Dois interesses explicam a demora na entrega, que, pela previsão do governo federal, deveria ocorrer no final da semana passada. Um avião da Azul chegou a ser fretado pelo Ministério da Saúde para buscar o carregamento. Decolou de Campinas, mas ficou estacionado em Recife depois que a Índia deixou de confirmar o envio.
O primeiro interesse é doméstico. Como o país começaria a campanha de vacinação contra a covid-19 no sábado (16), o governo do primeiro-ministro Narendra Modi entendeu que pegaria mal iniciar a exportação do produto antes que sua população estivesse imunizada. Modi é um líder nacionalista e populista, que se inspira em Donald Trump, e não perderia apoio interno priorizando as vendas. Não seria exagero dizer que vale a máxima "India first".
O país é o segundo do mundo em número de infectados, atrás apenas dos Estados Unidos (10,5 milhões de doentes e 152 mil mortos). Ao mesmo tempo, é o maior produtor mundial de vacinas.
O governo indiano tem pedido discrição nas negociações para não passar uma mensagem indesejada a sua própria população - algo difícil, uma vez que o tema ganhou relevância política no Brasil, o avião da Azul foi adesivado com mensagens sobre a vacina e o impasse diplomático é assunto de várias reportagens na imprensa indiana.

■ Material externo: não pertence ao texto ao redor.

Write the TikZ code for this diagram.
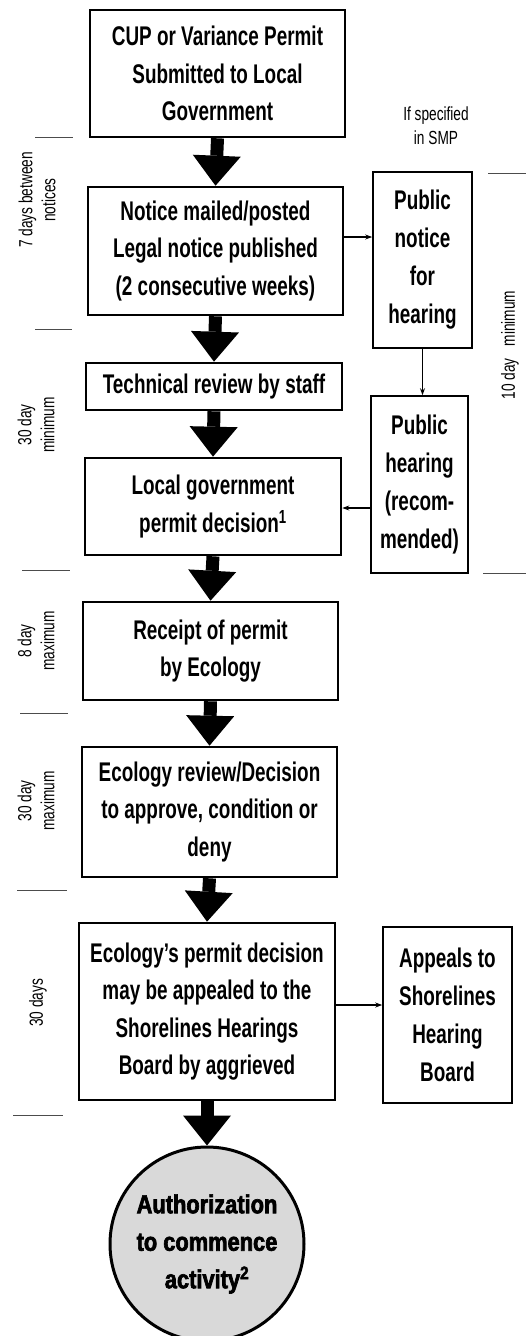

O segundo interesse é externo. Claramente, a Índia está priorizando o chamado "entorno estratégico", termo das Relações Internacionais para caracterizar os "vizinhos". Depois de Butão e Bangladesh, os próximos a receber as vacinas devem ser Mianmar e Nepal.

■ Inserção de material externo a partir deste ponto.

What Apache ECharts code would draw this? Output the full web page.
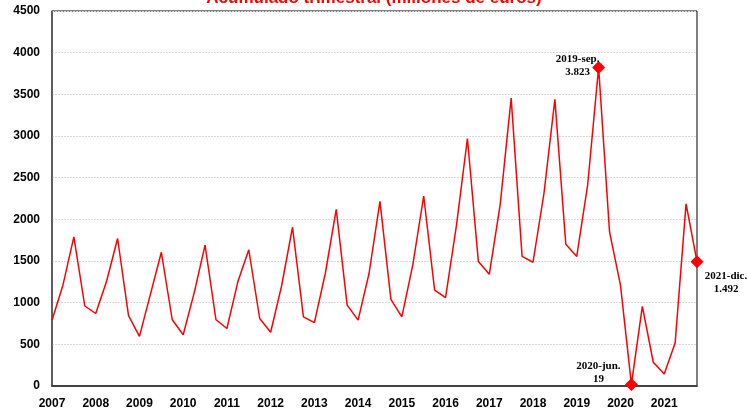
<!DOCTYPE html>
<html>
<head>
<meta charset="utf-8">
<script src="https://cdn.jsdelivr.net/npm/echarts@6/dist/echarts.min.js"></script>
<style>
  html, body { margin: 0; padding: 0; background: #fff; }
  #chart { width: 748px; height: 415px; }
</style>
</head>
<body>
<div id="chart"></div>
<script>
var years = [2007, 2008, 2009, 2010, 2011, 2012, 2013, 2014, 2015, 2016, 2017, 2018, 2019, 2020, 2021]
var quarters = ['mar', 'jun', 'sep', 'dic']

// acumulado trimestral, millones de euros (2007-mar ... 2021-dic)
var values = [
  790, 1210, 1790, 960,
  870, 1260, 1770, 845,
  595, 1100, 1605, 795,
  615, 1115, 1690, 795,
  690, 1250, 1635, 810,
  645, 1200, 1905, 830,
  760, 1350, 2120, 970,
  790, 1350, 2215, 1040,
  830, 1450, 2280, 1150,
  1060, 1930, 2970, 1495,
  1340, 2180, 3455, 1555,
  1485, 2310, 3440, 1700,
  1555, 2415, 3823, 1850,
  1210, 19, 955, 285,
  145, 515, 2185, 1492
]

// puntos destacados
var marks = [
  { idx: 50, text: '2019-sep.\n3.823', offset: [-21, -2] },
  { idx: 53, text: '2020-jun.\n19', offset: [-33, -12] },
  { idx: 59, text: '2021-dic.\n1.492', offset: [29, 21] }
]

var categories = []
years.forEach(function(y) {
  quarters.forEach(function(q) {
    categories.push(y + '-' + q)
  })
})

var seriesData = values.map(function(v, i) {
  var m = marks.filter(function(item) { return item.idx === i })[0]
  if (!m) return v
  return {
    value: v,
    symbol: 'diamond',
    symbolSize: 13,
    label: {
      show: true,
      position: 'inside',
      offset: m.offset,
      formatter: m.text,
      align: 'center',
      verticalAlign: 'middle',
      color: '#000',
      fontFamily: 'Liberation Serif',
      fontWeight: 'bold',
      fontSize: 11,
      lineHeight: 13
    }
  }
})

var myChart = echarts.init(document.getElementById('chart'))
var option = {
  animation: false,
  title: {
    text: 'Acumulado trimestral (millones de euros)',
    left: 'center',
    top: -15,
    textStyle: {
      color: '#ff0000',
      fontFamily: 'Liberation Sans',
      fontWeight: 'bold',
      fontSize: 17
    }
  },
  grid: {
    left: 52,
    right: 51,
    top: 11,
    bottom: 29,
    show: true,
    borderColor: '#000',
    borderWidth: 1
  },
  xAxis: {
    type: 'category',
    data: categories,
    boundaryGap: false,
    axisLine: { lineStyle: { color: '#444', width: 2 } },
    axisTick: { show: false },
    axisLabel: {
      interval: 3,
      margin: 12,
      color: '#000',
      fontFamily: 'Liberation Sans',
      fontWeight: 'bold',
      fontSize: 12,
      formatter: function(v) { return v.split('-')[0] }
    },
    splitLine: { show: false }
  },
  yAxis: {
    type: 'value',
    min: 0,
    max: 4500,
    interval: 500,
    axisLine: { show: true, lineStyle: { color: '#555', width: 1.5 } },
    axisTick: { show: false },
    axisLabel: {
      margin: 12,
      color: '#000',
      fontFamily: 'Liberation Sans',
      fontWeight: 'bold',
      fontSize: 12,
      formatter: function(v) { return String(v) }
    },
    splitLine: { lineStyle: { color: '#d9d9d9', type: [2, 1], width: 1 } }
  },
  series: [
    {
      type: 'line',
      data: seriesData,
      symbol: 'none',
      showAllSymbol: true,
      lineStyle: { color: '#ff0000', width: 1.5 },
      itemStyle: { color: '#ff0000' }
    }
  ]
}
myChart.setOption(option)
window.onresize = function() {
  myChart.resize()
}
</script>
</body>
</html>
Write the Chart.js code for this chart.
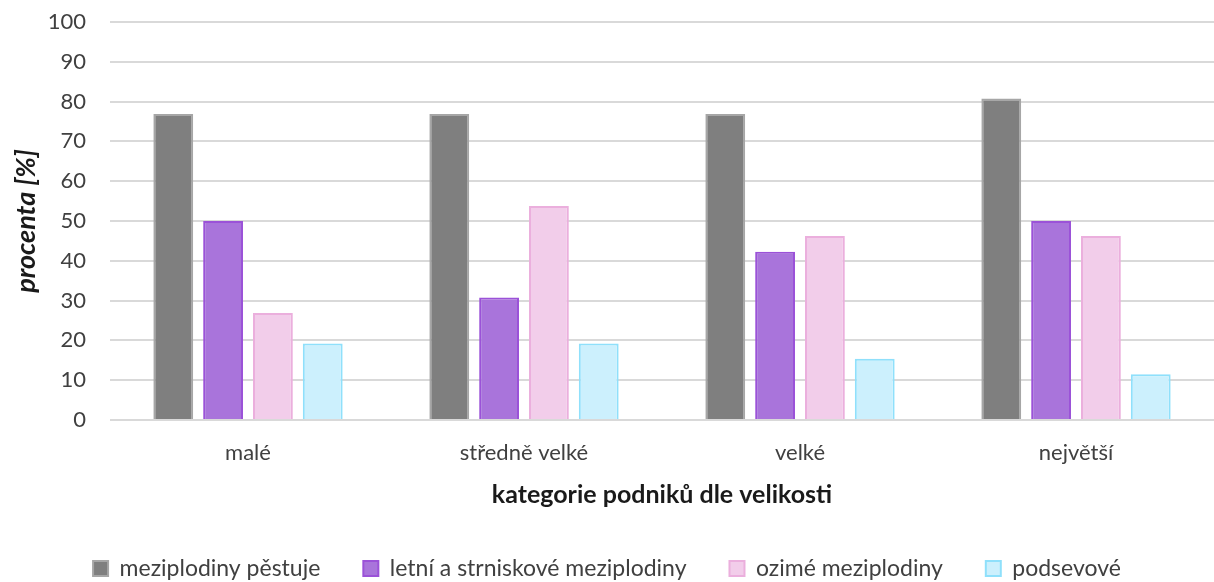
<!DOCTYPE html>
<html lang="cs">
<head>
<meta charset="utf-8">
<title>Meziplodiny dle velikosti podniku</title>
<script src="https://cdn.jsdelivr.net/npm/chart.js@4/dist/chart.umd.min.js"></script>
<style>
  html, body { margin: 0; padding: 0; background: #fff; }
  #wrap { width: 1214px; height: 582px; }
</style>
</head>
<body>
<div id="wrap"><canvas id="chart" width="1214" height="582"></canvas></div>
<script>
// ── Data ───────────────────────────────────────────
const CATEGORIES = ["malé", "středně velké", "velké", "největší"];

const SERIES_NAMES = [
  "meziplodiny pěstuje",
  "letní a strniskové meziplodiny",
  "ozimé meziplodiny",
  "podsevové",
];

const PESTUJE   = [76.9, 76.9, 76.9, 80.8];
const LETNI     = [50.0, 30.8, 42.3, 50.0];
const OZIME     = [26.9, 53.8, 46.2, 46.2];
const PODSEVOVE = [19.2, 19.2, 15.4, 11.5];

const Y_TICKS = [0, 10, 20, 30, 40, 50, 60, 70, 80, 90, 100];

const FILLS   = ["#7f7f7f", "#a974db", "#f2cdea", "#ccf0fd"];
const BORDERS = ["#a6a6a6", "#9b52d8", "#ebafdd", "#8fe0fb"];

const FONT = "Lato, 'Open Sans', sans-serif";

// ── Chart ──────────────────────────────────────────
const values = [PESTUJE, LETNI, OZIME, PODSEVOVE];

new Chart(document.getElementById("chart"), {
  type: "bar",
  data: {
    labels: CATEGORIES,
    datasets: values.map((v, i) => ({
      label: SERIES_NAMES[i],
      data: v,
      backgroundColor: FILLS[i],
      borderColor: BORDERS[i],
      borderWidth: 2,
      borderSkipped: "bottom",
      categoryPercentage: 0.722,
      barPercentage: 0.8,
    })),
  },
  options: {
    responsive: false,
    animation: false,
    devicePixelRatio: 1,
    layout: { padding: { top: 22, right: 0, bottom: 0, left: 0 } },
    plugins: {
      tooltip: { enabled: false },
      legend: {
        position: "bottom",
        maxHeight: 68,
        labels: {
          font: { family: FONT, size: 23 },
          color: "#404040",
          boxWidth: 15,
          boxHeight: 15,
          padding: 43,
        },
      },
    },
    scales: {
      x: {
        afterFit: s => { s.height = 94; },
        grid: { display: false, drawTicks: false },
        border: { display: false },
        ticks: { font: { family: FONT, size: 22 }, color: "#404040", padding: 20 },
        title: {
          display: true,
          text: "kategorie podniků dle velikosti",
          font: { family: FONT, size: 25, weight: "bold" },
          color: "#1a1a1a",
          padding: { top: 0, bottom: 4 },
        },
      },
      y: {
        min: 0,
        max: 100,
        afterBuildTicks: s => { s.ticks = Y_TICKS.map(v => ({ value: v })); },
        afterFit: s => { s.width = 110; s.paddingTop = 0; s.paddingBottom = 0; },
        grid: { color: "#d9d9d9", lineWidth: 2, drawTicks: false },
        border: { display: false },
        ticks: { font: { family: FONT, size: 22 }, color: "#404040", padding: 24 },
        title: {
          display: true,
          text: "procenta [%]",
          font: { family: FONT, size: 27, weight: "bold", style: "italic" },
          color: "#1a1a1a",
          padding: { top: 10, bottom: 0 },
        },
      },
    },
  },
});
</script>
</body>
</html>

Ao priorizar as nações próximas, a Índia projeta influência sobre esses países, em geral pobres e pequenos no tabuleiro mundial e equilibra poder com a China, o grande rival estratégico na região.

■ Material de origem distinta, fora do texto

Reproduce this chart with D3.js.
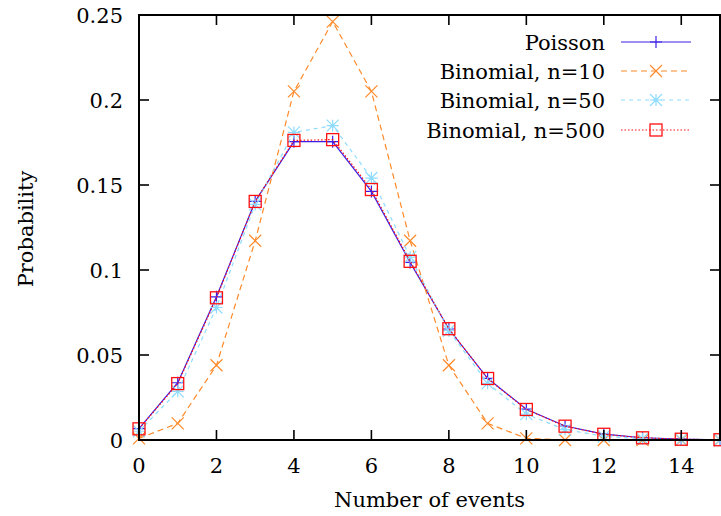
<!DOCTYPE html>
<html><head><meta charset="utf-8">
<script src="https://cdn.jsdelivr.net/npm/d3@7"></script>
<style>body{margin:0;background:#fff}svg{display:block}</style>
</head><body><svg id="c" width="721" height="516"></svg>
<script>
const events = [0,1,2,3,4,5,6,7,8,9,10,11,12,13,14,15];
const poisson = [0.00674,0.03369,0.08422,0.14037,0.17547,0.17547,0.14622,0.10444,0.06528,0.03627,0.01813,0.00824,0.00343,0.00132,0.00047,0.00016];
const binom10 = [0.00098,0.00977,0.04395,0.11719,0.20508,0.24609,0.20508,0.11719,0.04395,0.00977,0.00098,0,0,0,0,0];
const binom50 = [0.00515,0.02863,0.07794,0.13857,0.18095,0.18492,0.15410,0.10763,0.06428,0.03333,0.01518,0.00613,0.00222,0.00072,0.00021,0.00006];
const binom500 = [0.00657,0.03318,0.08365,0.14033,0.17622,0.17669,0.14734,0.10510,0.06547,0.03618,0.01796,0.00813,0.00337,0.00129,0.00045,0.00015];
const seriesNames = ["Poisson","Binomial, n=10","Binomial, n=50","Binomial, n=500"];
const xTicks = [0,2,4,6,8,10,12,14];
const yTicks = [0,0.05,0.1,0.15,0.2,0.25];
const yTickLabels = ["0","0.05","0.1","0.15","0.2","0.25"];

const FONT = "DejaVu Serif";
const svg = d3.select("#c");
const L=139, R=720, T=15, B=440;
const x = d3.scaleLinear().domain([0,15]).range([L,R]);
const y = d3.scaleLinear().domain([0,0.25]).range([B,T]);
const FS = 21;

const styles = [
  {data:poisson, color:"#3c1ee6", dash:null, marker:"plus"},
  {data:binom10, color:"#ff8a2a", dash:"6,4", marker:"cross"},
  {data:binom50, color:"#8fdcff", dash:"4,4", marker:"star"},
  {data:binom500, color:"#ff1010", dash:"1.5,2", marker:"square"}
];

function drawMarker(g, type, cx, cy, color){
  const s = 6;
  if(type==="plus"){
    g.append("path").attr("d",`M${cx-s},${cy}H${cx+s}M${cx},${cy-s}V${cy+s}`).attr("stroke",color).attr("stroke-width",1.2).attr("fill","none");
  } else if(type==="cross"){
    g.append("path").attr("d",`M${cx-s},${cy-s}L${cx+s},${cy+s}M${cx-s},${cy+s}L${cx+s},${cy-s}`).attr("stroke",color).attr("stroke-width",1.2).attr("fill","none");
  } else if(type==="star"){
    g.append("path").attr("d",`M${cx-s},${cy}H${cx+s}M${cx},${cy-s}V${cy+s}M${cx-s},${cy-s}L${cx+s},${cy+s}M${cx-s},${cy+s}L${cx+s},${cy-s}`).attr("stroke",color).attr("stroke-width",1.2).attr("fill","none");
  } else {
    g.append("rect").attr("x",cx-s).attr("y",cy-s).attr("width",2*s).attr("height",2*s).attr("stroke",color).attr("stroke-width",1.3).attr("fill","none");
  }
}
function txt(sel){ return sel.style("font-family",FONT).attr("font-size",FS).attr("fill","#000"); }

// data
const line = d3.line().x((d,i)=>x(events[i])).y(d=>y(d));
styles.forEach(st=>{
  const g = svg.append("g");
  g.append("path").datum(st.data).attr("d",line).attr("fill","none").attr("stroke",st.color).attr("stroke-width",1.2).attr("stroke-dasharray",st.dash);
  st.data.forEach((v,i)=>drawMarker(g, st.marker, x(events[i]), y(v), st.color));
});

// ticks (inward, mirrored)
const tk = 10;
const ax = svg.append("g").attr("stroke","#000").attr("stroke-width",1.6);
xTicks.forEach(t=>{
  ax.append("line").attr("x1",x(t)).attr("x2",x(t)).attr("y1",B).attr("y2",B-tk);
  ax.append("line").attr("x1",x(t)).attr("x2",x(t)).attr("y1",T).attr("y2",T+tk);
});
yTicks.forEach(t=>{
  ax.append("line").attr("x1",L).attr("x2",L+tk).attr("y1",y(t)).attr("y2",y(t));
  ax.append("line").attr("x1",R).attr("x2",R-tk).attr("y1",y(t)).attr("y2",y(t));
});
svg.append("rect").attr("x",L).attr("y",T).attr("width",R-L).attr("height",B-T).attr("fill","none").attr("stroke","#000").attr("stroke-width",2);

// tick labels
xTicks.forEach(t=>{
  txt(svg.append("text")).attr("x",x(t)).attr("y",B+33).attr("text-anchor","middle").text(t);
});
yTicks.forEach((t,i)=>{
  txt(svg.append("text")).attr("x",L-16).attr("y",y(t)+8).attr("text-anchor","end").text(yTickLabels[i]);
});

// axis titles
txt(svg.append("text")).attr("x",(L+R)/2).attr("y",507).attr("text-anchor","middle").text("Number of events");
txt(svg.append("text")).attr("transform","translate(33,229) rotate(-90)").attr("text-anchor","middle").text("Probability");

// legend
const legY = [42,71,100,130];
styles.forEach((st,i)=>{
  const g = svg.append("g");
  txt(g.append("text")).attr("x",605).attr("y",legY[i]+8).attr("text-anchor","end").text(seriesNames[i]);
  g.append("line").attr("x1",621).attr("x2",691).attr("y1",legY[i]).attr("y2",legY[i]).attr("stroke",st.color).attr("stroke-width",1.2).attr("stroke-dasharray",st.dash);
  drawMarker(g, st.marker, 656, legY[i], st.color);
});
</script></body></html>
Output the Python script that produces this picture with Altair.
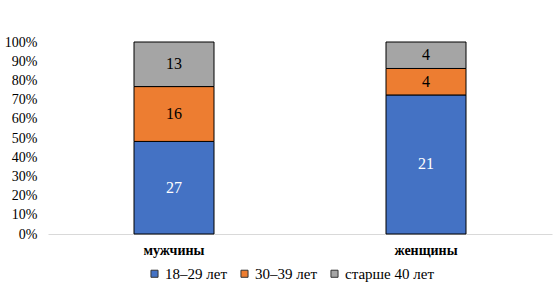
import altair as alt
import pandas as pd

groups = ["мужчины", "женщины"]
ages = ["18–29 лет", "30–39 лет", "старше 40 лет"]
men = [27, 16, 13]
women = [21, 4, 4]
colors = ["#4472C4", "#ED7D31", "#A5A5A5"]
label_colors = ["white", "black", "black"]
y_ticks = [0, 0.1, 0.2, 0.3, 0.4, 0.5, 0.6, 0.7, 0.8, 0.9, 1.0]

rows = []
for g, vals in zip(groups, [men, women]):
    for i, (a, v) in enumerate(zip(ages, vals)):
        rows.append({"group": g, "age": a, "value": v, "order": i, "tc": label_colors[i]})
df = pd.DataFrame(rows)

FONT = "Liberation Serif"

base = alt.Chart(df).transform_stack(
    stack="value", groupby=["group"], as_=["y0", "y1"], offset="normalize",
    sort=[alt.SortField("order")]
).transform_calculate(mid="(datum.y0 + datum.y1) / 2")

x_axis = alt.Axis(title=None, labelAngle=0, labelFont=FONT, labelFontSize=14,
                  labelFontWeight="bold", labelColor="black", ticks=False,
                  domainColor="#d9d9d9", domainWidth=1, labelPadding=9)
y_axis = alt.Axis(format=".0%", values=y_ticks, title=None, domain=False,
                  ticks=False, grid=False, labelFont=FONT, labelFontSize=14,
                  labelColor="black", labelPadding=11, labelOverlap=False,
                  labelBound=False, labelFlush=False)
x_scale = alt.Scale(paddingInner=0, paddingOuter=0)
y_scale = alt.Scale(domain=[0, 1])

bars = base.mark_bar(size=80, stroke="black", strokeWidth=1).encode(
    x=alt.X("group:N", sort=groups, scale=x_scale, axis=x_axis),
    y=alt.Y("y0:Q", scale=y_scale, axis=y_axis),
    y2="y1:Q",
    color=alt.Color("age:N", scale=alt.Scale(domain=ages, range=colors),
                    legend=alt.Legend(title=None, orient="none", direction="horizontal",
                                      legendX=99, legendY=224, symbolType="square",
                                      symbolSize=50, symbolStrokeColor="#333333",
                                      symbolStrokeWidth=1, labelFont=FONT,
                                      labelFontSize=15, labelColor="black",
                                      columnPadding=10, labelOffset=3)),
    order=alt.Order("order:Q"),
)

labels = base.mark_text(font=FONT, fontSize=16).encode(
    x=alt.X("group:N", sort=groups, scale=x_scale, axis=x_axis),
    y=alt.Y("mid:Q", scale=y_scale, axis=y_axis),
    text="value:Q",
    color=alt.Color("tc:N", scale=None),
)

chart = (bars + labels).properties(
    width=504, height=192, autosize="none",
    padding={"left": 48, "top": 42, "right": 1, "bottom": 52},
).configure_view(stroke=None)

chart.save("out.html", embed_options={"renderer": "svg", "actions": False})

Os dois interesses do governo Modi fizeram o Brasil ficar no fim da fila, apesar de o primeiro-ministro indiano ser alinhado ideologicamente ao presidente Jair Bolsonaro e da parceria no grupo dos Brics (Brasil, Rússia, Índia, China e África do Sul).
Ironia: em meio ao impasse entre Brasil e Índia, o secretário de Estado americano, Mike Pompeo, que anda bastante ativo no Twitter nos últimos dias no cargo, postou nesta terça-feira (19) fotos dele com Bolsonaro e Modi. No texto, uma provocação: "Lembram BRICS? Bem, graças a @jairbolsonaro e @nadrendramodi o B e o I entenderam que C e R são ameaças a suas populações". Leia-se C como China e R como Rússia.